**Requirements:** Check each line of the entries below for the string "diagram" and state how many lines have it, with no other text.

Excerpt from a dataset
[START]

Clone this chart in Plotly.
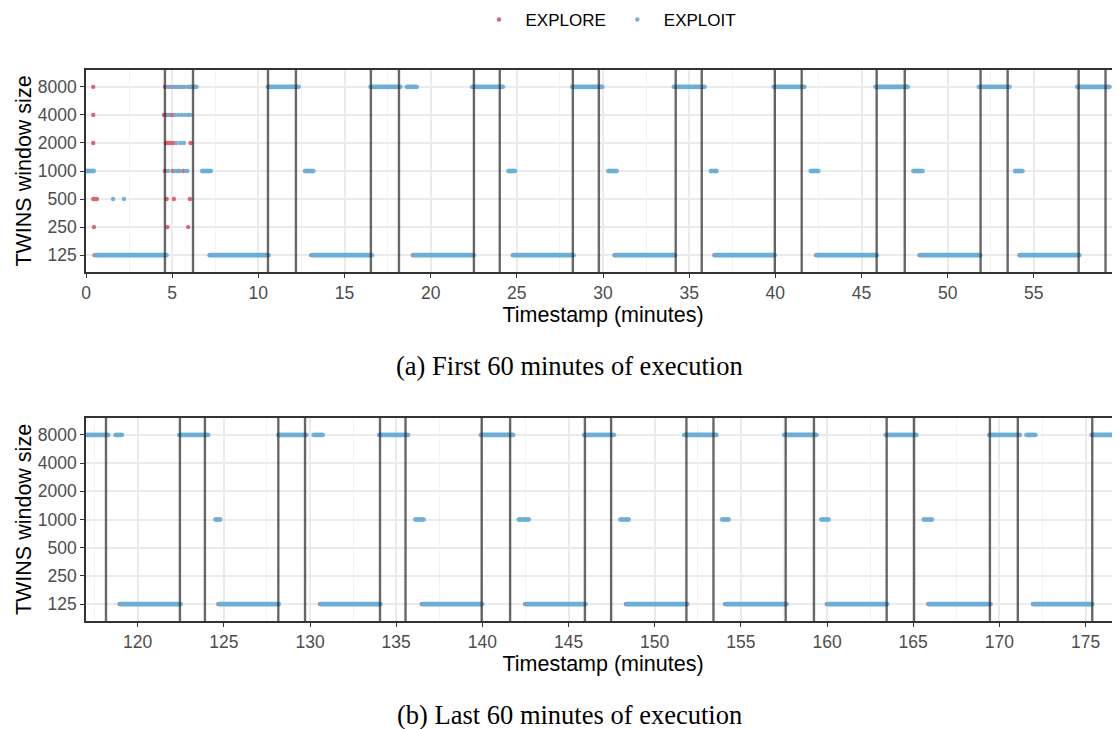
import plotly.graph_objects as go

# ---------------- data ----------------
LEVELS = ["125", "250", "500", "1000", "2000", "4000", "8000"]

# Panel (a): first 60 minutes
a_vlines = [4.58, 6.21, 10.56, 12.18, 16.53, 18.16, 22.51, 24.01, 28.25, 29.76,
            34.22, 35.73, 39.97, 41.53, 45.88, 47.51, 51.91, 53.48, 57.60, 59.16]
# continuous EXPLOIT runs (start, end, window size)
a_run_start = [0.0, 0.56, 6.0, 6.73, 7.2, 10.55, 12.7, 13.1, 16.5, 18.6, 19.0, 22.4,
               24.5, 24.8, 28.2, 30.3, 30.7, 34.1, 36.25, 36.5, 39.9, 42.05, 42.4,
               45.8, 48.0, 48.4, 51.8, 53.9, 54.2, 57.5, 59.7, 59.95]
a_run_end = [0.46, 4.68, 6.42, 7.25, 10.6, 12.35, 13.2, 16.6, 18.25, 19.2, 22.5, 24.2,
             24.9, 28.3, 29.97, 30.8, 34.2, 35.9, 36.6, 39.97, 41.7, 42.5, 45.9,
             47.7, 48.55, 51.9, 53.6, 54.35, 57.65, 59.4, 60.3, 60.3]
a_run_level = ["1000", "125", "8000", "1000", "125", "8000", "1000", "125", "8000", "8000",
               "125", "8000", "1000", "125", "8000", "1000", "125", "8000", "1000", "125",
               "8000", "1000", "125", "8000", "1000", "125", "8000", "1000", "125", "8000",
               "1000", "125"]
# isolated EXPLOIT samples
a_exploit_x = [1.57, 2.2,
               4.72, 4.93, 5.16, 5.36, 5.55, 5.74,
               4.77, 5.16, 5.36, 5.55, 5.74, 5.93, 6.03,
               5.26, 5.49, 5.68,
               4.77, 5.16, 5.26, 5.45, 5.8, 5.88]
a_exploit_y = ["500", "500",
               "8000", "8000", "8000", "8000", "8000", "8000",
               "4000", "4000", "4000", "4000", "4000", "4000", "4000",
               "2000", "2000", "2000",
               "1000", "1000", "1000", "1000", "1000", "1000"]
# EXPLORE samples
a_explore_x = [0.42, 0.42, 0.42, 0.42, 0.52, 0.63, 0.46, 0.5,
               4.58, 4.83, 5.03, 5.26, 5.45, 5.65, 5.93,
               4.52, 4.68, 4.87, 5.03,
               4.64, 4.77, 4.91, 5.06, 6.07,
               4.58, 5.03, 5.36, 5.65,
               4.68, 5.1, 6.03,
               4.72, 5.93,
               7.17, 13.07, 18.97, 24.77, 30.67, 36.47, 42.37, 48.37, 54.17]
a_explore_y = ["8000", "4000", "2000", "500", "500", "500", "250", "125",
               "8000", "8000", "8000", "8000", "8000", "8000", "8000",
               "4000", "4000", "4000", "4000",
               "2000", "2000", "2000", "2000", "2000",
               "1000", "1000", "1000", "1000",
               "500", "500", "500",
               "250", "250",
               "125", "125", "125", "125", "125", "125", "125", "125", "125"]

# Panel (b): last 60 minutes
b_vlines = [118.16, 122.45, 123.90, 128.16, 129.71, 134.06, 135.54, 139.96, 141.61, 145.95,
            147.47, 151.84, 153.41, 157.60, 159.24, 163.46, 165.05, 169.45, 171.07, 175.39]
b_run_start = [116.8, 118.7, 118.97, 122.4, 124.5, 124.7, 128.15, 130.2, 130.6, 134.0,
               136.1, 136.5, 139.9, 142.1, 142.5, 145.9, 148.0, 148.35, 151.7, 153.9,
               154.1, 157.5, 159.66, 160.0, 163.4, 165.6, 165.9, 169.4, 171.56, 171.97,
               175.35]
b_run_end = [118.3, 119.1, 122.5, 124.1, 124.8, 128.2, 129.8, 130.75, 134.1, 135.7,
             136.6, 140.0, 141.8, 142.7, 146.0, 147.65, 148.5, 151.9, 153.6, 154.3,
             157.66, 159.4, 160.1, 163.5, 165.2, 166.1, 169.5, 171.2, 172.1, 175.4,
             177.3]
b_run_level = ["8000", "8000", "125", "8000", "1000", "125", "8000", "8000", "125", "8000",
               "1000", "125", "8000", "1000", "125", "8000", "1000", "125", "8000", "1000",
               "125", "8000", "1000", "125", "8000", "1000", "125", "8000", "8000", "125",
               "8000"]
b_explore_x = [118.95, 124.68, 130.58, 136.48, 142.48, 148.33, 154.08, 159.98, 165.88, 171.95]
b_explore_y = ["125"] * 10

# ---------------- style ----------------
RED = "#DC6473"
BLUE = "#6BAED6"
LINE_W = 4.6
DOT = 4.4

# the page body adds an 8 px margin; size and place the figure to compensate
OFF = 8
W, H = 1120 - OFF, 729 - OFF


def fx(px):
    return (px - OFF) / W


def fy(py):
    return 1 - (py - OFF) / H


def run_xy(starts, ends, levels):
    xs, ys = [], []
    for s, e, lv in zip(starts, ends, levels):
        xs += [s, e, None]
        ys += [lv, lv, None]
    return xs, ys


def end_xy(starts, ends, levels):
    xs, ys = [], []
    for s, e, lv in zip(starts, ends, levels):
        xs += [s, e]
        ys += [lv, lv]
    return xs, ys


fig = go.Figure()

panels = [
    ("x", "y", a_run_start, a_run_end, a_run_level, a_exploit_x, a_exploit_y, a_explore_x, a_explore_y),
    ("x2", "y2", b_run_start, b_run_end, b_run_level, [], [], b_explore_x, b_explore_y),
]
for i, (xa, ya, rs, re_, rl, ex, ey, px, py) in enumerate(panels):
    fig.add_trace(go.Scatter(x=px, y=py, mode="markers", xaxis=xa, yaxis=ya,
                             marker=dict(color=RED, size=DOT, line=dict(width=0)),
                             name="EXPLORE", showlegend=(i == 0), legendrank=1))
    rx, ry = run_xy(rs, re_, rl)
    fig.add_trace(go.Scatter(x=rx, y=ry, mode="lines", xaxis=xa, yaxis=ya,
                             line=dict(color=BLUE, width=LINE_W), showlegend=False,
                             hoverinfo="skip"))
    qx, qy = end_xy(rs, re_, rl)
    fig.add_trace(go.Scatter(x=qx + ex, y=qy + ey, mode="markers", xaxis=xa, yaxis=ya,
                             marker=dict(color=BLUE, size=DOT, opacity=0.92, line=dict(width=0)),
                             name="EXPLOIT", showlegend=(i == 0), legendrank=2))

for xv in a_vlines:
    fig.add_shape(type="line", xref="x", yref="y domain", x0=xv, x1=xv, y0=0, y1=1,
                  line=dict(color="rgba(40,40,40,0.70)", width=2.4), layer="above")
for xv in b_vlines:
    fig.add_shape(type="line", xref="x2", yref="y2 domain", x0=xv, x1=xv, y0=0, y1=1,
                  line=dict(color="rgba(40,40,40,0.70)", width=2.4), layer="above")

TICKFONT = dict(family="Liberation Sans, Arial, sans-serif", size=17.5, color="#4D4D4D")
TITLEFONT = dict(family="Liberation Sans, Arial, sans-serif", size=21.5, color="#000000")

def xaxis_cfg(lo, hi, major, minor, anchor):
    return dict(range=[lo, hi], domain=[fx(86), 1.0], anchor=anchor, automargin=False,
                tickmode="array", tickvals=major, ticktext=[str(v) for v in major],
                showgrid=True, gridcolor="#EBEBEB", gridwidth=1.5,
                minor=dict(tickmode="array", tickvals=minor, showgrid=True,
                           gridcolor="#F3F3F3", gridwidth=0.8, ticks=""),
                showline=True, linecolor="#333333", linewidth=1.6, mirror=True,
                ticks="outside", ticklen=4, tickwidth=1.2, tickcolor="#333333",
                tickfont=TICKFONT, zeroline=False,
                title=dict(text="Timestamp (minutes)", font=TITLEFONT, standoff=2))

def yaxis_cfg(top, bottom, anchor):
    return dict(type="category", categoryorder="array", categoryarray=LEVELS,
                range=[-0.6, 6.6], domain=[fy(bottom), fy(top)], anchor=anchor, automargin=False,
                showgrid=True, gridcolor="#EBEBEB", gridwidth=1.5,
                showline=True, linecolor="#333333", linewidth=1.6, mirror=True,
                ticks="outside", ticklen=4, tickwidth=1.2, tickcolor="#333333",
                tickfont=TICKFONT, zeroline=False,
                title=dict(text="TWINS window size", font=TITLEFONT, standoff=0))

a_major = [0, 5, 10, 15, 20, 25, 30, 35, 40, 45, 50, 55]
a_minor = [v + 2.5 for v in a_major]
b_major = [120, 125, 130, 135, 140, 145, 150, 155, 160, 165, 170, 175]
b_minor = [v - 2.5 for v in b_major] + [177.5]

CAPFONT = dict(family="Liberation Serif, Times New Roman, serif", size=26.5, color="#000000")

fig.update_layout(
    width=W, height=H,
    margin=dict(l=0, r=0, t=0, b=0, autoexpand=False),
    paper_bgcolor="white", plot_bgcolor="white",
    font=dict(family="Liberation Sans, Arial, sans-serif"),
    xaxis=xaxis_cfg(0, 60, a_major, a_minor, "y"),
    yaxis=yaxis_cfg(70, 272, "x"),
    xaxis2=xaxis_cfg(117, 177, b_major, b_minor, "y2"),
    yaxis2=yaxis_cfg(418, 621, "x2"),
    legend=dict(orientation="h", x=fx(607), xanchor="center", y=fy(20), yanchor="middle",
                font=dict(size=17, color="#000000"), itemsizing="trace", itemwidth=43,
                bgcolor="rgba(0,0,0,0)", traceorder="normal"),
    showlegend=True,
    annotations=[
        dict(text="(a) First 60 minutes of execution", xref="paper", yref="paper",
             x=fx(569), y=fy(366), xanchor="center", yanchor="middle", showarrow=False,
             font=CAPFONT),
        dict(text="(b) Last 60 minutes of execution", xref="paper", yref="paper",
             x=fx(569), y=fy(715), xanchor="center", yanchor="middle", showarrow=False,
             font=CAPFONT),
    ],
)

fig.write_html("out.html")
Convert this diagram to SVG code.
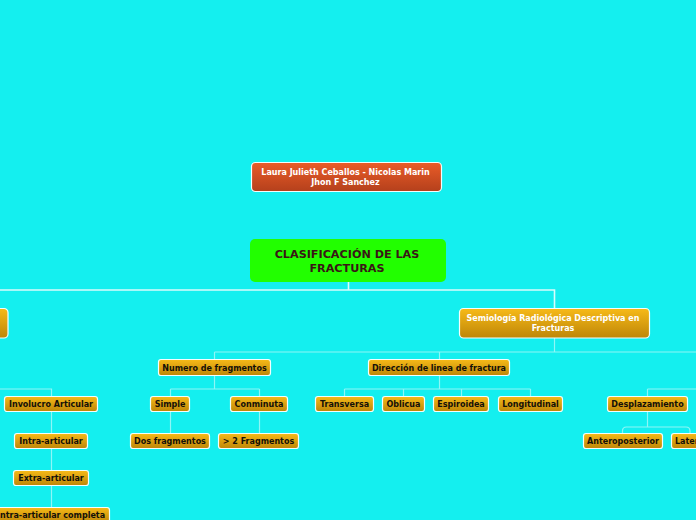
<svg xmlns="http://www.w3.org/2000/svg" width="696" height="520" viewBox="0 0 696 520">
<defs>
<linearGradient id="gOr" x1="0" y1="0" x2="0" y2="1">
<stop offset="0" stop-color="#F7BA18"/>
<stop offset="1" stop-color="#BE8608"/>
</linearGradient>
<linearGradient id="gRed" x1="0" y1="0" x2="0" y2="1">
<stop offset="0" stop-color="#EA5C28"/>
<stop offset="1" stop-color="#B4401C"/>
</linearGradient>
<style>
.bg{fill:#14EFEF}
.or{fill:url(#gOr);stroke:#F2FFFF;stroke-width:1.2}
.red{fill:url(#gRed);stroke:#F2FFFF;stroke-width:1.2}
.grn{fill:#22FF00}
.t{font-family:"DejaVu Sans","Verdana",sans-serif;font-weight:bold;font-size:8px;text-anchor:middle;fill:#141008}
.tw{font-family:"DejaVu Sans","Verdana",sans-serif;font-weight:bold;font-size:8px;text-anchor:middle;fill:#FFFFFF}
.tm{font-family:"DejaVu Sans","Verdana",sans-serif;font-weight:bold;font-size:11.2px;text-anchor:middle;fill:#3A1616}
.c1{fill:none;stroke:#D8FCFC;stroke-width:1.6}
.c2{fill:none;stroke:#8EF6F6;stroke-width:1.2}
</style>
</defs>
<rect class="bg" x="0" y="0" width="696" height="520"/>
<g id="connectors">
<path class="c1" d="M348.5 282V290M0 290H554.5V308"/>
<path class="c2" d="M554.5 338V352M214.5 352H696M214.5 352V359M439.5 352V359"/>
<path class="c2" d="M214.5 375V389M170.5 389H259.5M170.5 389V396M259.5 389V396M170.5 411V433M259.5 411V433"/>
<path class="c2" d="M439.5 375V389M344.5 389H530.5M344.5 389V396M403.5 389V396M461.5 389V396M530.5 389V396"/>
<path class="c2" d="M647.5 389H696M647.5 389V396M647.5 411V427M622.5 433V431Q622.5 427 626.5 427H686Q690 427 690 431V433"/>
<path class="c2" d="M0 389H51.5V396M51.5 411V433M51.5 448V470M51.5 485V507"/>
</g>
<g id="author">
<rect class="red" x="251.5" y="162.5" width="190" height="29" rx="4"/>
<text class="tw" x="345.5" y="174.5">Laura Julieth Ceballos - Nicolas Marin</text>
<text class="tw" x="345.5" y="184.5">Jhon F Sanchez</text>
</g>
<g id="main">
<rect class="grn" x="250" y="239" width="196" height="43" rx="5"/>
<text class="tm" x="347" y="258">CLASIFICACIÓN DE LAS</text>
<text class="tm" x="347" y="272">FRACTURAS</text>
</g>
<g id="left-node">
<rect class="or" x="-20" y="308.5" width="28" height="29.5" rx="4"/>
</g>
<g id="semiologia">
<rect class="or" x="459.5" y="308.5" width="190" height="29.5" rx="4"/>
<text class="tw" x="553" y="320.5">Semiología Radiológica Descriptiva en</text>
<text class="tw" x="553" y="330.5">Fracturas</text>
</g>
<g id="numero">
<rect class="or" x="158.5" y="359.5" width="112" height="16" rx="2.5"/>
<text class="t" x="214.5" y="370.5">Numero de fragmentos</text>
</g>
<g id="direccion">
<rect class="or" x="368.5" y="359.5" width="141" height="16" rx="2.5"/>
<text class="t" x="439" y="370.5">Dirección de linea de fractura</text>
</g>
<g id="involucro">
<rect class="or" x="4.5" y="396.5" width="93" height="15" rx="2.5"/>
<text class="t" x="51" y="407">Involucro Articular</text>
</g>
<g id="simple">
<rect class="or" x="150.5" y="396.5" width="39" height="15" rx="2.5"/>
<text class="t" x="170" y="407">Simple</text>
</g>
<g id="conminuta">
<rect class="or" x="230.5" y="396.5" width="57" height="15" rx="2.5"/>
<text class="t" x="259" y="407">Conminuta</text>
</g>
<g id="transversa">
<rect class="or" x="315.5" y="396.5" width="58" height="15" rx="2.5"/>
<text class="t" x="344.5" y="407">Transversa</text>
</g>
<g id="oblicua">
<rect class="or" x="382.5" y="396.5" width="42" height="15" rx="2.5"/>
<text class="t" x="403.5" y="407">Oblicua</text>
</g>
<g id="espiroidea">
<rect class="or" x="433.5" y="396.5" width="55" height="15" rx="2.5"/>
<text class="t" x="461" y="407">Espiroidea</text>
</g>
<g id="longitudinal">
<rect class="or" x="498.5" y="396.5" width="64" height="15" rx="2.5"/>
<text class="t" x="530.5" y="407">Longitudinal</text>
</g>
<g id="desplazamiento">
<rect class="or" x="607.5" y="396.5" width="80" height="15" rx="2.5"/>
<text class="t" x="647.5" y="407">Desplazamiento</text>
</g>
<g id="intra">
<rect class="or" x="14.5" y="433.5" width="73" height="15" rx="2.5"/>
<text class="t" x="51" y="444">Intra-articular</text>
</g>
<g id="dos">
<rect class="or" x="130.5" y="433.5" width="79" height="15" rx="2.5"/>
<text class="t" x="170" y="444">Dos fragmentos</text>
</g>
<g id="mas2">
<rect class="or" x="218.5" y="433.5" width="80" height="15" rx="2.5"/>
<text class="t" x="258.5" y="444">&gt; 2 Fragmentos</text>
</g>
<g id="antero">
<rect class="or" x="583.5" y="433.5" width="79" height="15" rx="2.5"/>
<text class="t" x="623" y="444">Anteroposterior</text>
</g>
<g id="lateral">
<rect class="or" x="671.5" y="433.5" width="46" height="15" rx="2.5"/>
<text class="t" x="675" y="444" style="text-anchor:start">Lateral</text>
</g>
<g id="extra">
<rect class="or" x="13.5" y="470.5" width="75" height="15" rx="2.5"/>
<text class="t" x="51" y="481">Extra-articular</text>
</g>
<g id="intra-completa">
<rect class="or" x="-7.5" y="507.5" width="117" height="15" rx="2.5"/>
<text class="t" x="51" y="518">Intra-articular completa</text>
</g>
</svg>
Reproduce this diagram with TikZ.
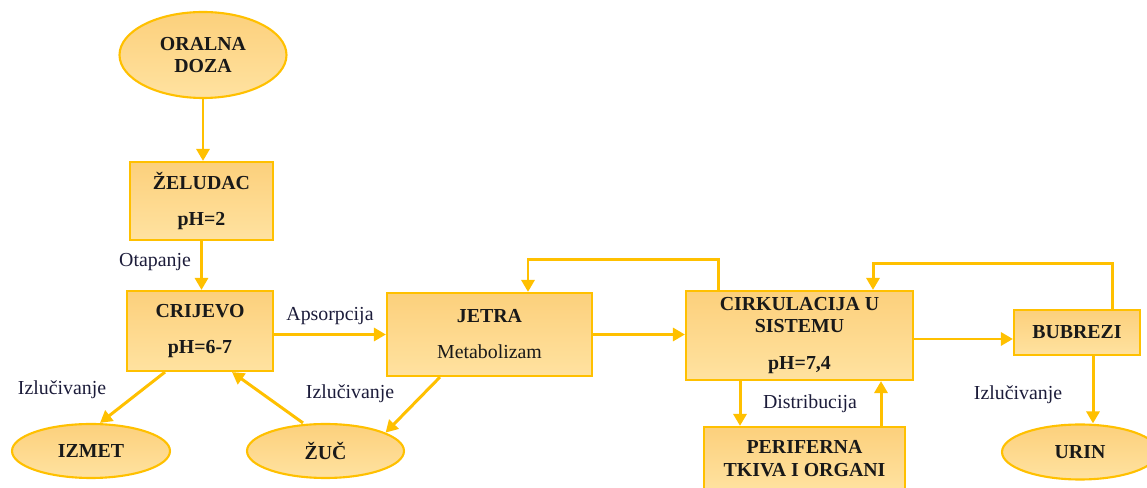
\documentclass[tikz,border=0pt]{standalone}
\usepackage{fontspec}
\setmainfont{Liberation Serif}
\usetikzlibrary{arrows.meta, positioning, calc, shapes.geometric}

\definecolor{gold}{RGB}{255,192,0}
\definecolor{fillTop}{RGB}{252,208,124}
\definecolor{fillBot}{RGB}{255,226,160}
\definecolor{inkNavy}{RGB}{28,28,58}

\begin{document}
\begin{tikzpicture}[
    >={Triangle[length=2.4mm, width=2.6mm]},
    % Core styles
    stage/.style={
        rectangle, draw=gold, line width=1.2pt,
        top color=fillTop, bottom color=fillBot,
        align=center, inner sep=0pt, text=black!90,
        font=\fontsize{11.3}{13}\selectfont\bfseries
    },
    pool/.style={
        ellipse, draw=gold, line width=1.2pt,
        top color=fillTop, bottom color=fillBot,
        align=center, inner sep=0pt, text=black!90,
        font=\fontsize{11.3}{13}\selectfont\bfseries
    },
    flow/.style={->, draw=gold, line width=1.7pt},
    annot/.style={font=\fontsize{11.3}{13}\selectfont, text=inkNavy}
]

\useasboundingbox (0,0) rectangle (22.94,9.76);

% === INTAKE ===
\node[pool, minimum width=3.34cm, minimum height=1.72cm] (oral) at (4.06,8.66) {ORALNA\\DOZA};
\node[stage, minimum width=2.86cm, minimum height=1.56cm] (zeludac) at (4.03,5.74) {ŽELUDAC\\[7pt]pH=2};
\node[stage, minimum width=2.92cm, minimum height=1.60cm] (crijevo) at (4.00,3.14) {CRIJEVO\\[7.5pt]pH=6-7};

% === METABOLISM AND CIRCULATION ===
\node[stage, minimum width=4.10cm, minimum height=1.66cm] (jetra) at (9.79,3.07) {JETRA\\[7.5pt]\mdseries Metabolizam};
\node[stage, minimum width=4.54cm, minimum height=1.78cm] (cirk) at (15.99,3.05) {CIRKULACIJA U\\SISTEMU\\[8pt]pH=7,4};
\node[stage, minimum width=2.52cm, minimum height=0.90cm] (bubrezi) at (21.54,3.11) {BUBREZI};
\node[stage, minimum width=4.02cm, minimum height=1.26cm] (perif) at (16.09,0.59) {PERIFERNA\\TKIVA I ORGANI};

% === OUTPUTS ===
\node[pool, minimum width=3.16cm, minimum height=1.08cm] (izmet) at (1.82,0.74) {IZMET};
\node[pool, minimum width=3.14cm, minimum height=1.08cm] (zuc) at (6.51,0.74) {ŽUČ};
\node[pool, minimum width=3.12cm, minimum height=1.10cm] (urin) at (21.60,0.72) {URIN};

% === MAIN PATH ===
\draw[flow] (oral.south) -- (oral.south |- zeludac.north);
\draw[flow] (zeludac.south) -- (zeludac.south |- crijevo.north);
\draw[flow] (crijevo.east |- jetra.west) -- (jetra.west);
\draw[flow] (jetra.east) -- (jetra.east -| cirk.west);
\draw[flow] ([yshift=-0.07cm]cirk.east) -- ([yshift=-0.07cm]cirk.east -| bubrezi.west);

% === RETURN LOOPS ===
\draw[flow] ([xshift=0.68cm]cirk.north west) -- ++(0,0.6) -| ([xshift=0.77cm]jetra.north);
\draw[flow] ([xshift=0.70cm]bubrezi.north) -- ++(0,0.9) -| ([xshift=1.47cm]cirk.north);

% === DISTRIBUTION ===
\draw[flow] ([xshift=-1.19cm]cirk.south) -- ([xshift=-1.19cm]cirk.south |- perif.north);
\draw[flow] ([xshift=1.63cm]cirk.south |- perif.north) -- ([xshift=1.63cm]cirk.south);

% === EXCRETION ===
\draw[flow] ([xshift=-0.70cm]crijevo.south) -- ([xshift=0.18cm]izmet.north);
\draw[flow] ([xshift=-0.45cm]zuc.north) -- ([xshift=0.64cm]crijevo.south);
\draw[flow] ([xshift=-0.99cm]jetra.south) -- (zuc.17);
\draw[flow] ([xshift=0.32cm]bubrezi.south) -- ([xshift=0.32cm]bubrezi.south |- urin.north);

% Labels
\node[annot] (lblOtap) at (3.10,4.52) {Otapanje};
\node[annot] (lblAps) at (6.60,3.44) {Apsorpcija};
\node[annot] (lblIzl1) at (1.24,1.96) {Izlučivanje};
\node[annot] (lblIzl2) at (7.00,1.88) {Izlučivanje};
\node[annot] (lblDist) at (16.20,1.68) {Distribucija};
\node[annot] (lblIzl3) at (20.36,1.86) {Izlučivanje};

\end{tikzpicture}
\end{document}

[END]

**Exercise answer:** 2